20/05/2026
when your no wang wang policy is fully realized.
Most heads of state leave office in a motorcade. Mark Rutte got on his bike.
In July 2024, after fourteen years as Prime Minister of the Netherlands, Rutte handed power to his successor Dick Schoof inside the Binnenhof in The Hague. He walked out, swung a leg over his bicycle, and pedaled away from the most powerful office in the country like it was any other Tuesday. Reuters captured the moment. Within hours it was everywhere.
The clip resurfaces every few months because people outside the Netherlands struggle to believe it's real. No black SUVs. No motorcade. No security detail jogging alongside. Just a man, a bike, and the road home.

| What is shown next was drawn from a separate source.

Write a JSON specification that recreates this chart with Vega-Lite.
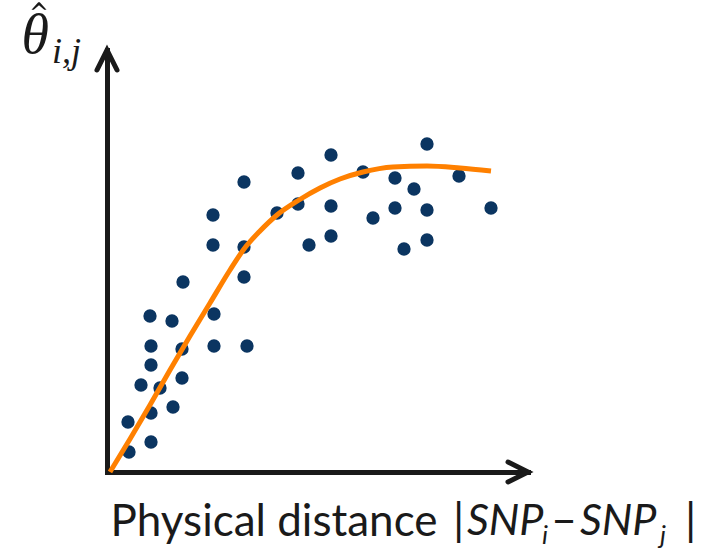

Rutte had cycled to work as PM for years. Political analyst Andre Krouwel told AFP that in Dutch politics you do not need to show power through limousines and expensive cars, because that kind of humility is what voters actually respect there.
But it only works in a country where the infrastructure makes it possible. Protected lanes. Drivers who expect bikes. A culture where a courier, a schoolkid, and a head of state share the same path home. The Dutch built that on purpose over decades. The bike is not a hobby there. It is the road system.
Rutte took over NATO three months later. The bike, presumably, stayed in The Hague.